Diversity: Approaches to building conceptual understanding in the Social Studies classroom, pp. 6 of 14

Example of Discussion-Based Activity

To illustrate how educators can tap on dialogue and meaningful conversations to teach the concept of diversity, we will examine a simple facilitation activity and discuss some of the strengths and challenges of such an activity. The Four Squares activity is a simple facilitation activity that gives students an overview of the differences in cultural practices, lifestyle habits and beliefs amongst students even within the same classroom. It is a profiling activity aimed at facilitating dialogue between teachers and students in the classroom on the concept of diversity. Of course, the ability of the classroom teacher to facilitate meaningful discussions remains paramount in such an activity. This activity will tap on Hilda Taba’s strategies for effective questioning to bring about meaningful conversations in the classroom (Taba, 1969). Through the use of structured models for discussions that comprise series of sequenced, open-ended questions, Taba (1969) argues that students’ conceptual development can be greatly enhanced. A summary of this activity is provided in the following table:

What is diversity?

Stage 1:

Setting the stage

The teacher begins the lesson by introducing lesson objectives to the class. The teacher than provides a brief explanation of the relevance of the topic to the students’ daily lives.

The teacher than begins to explain the simple facilitation game to the class and instructs the students to stand anywhere around the four squares, which are marked down, by tape or cone. The teacher goes through the general rules of the activity, bearing in mind the need to ensure a safe environment for discussion and exchange of thoughts between all students in the classroom. The students will stand around the four squares in preparation for the activity.

Stage 2:

Reflective Decision-Making / Class-profiling

While the students are standing around the four squares, the teacher flashes options (on projector screen) geared towards answering the question of “Which do I resonate with most?” Each question will provide four options, which will correspond to the box area marked on the floor by the teacher beforehand. Students will be given one minute to reflect on the choices provided and move into one of the demarcated boxes that they identify with the most.

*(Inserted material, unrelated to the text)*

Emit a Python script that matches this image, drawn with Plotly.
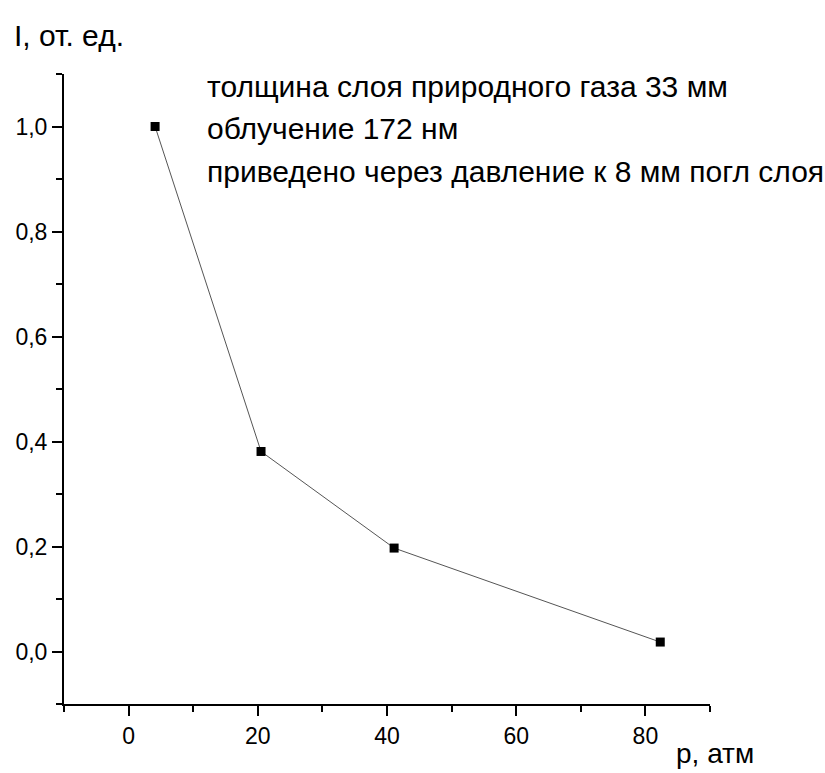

An example of a possible question is to ask students which race category they resonate with the most. The projector screen will show the four main race categories in Singapore (e.g. Chinese, Malay, Indian, and Others) as possible options for students. Students will then move into one of the boxes they can identify with. Students will be allowed to remain at the outskirts of the four boxes, if they resonated with none of the options given. After each question is asked, the students will tally the number of students in each category and fill up a class profiling worksheet provided.

Another example of a possible profiling question is to ask students about their lifestyle choices. The four options could be related to modes of transport that the student resonates with the most (e.g. cars, buses, bicycles, foot). The profiling data obtained could be used to discuss about issues pertaining to lifestyle choices resulting from one’s socio-economic status.

Some other possible categories to feature:

  • Religion
  • Lifestyle choices (linked to socio-economic status)
  • Nationality
  • Language

Stage 3:

Facilitating discussions

After each question is asked, the teacher will facilitate a discussion with the students in the class. Using Taba’s strategy for effective questioning, the teacher will ask some students of each group an opening question, interpretive question and capstone question (Taba, 1969).

A possible sequence is shown below:

  1. What makes you identify with this option? (Opening)
  2. How is your experience different from the other groups? (Interpretive)
  3. Is this an important part of your identity? Why so? (Capstone)

After each group has shared, students are allowed to build on the responses of others and are encouraged to ask probing questions to clarify their doubts. At the end of the students’ sharing, the teacher will attempt to draw similarities and differences between the experiences of various groups. It must be highlighted that the teacher should also seek to get students who did not identify with any of the categories to share about why they chose to sit out and their struggles with identifying with any of the groups presented. This is of great importance in the teaching of diversity and it will subsequently provide the teacher with a good starting point to teach about marginalised communities and the challenges of responding to diversity in Singapore.

The cycle repeats as the teacher poses a new question, with a new set of options for students to respond to. The teacher will continue to facilitate discussions at the end of each round, with each round geared towards a particular factor giving rise to diversity in Singapore.

Stage 4:


The teacher draws the activity to an end by getting the class to recognise the diversity of their own class, drawing special attention to race, religion, nationality and socio-economic status as factors that give rise to diverse identities within the classroom. By the end of the activity, the students will be exposed to the different cultural and economic experiences of the class.

An Inspiring Quote

"[Open-mindedness] includes an active desire to listen to more sides than one; to give heed to facts from whatever source they come; to give full attention to alternative possibilities; to recognize the possibility of error even in the beliefs that are dearest to us."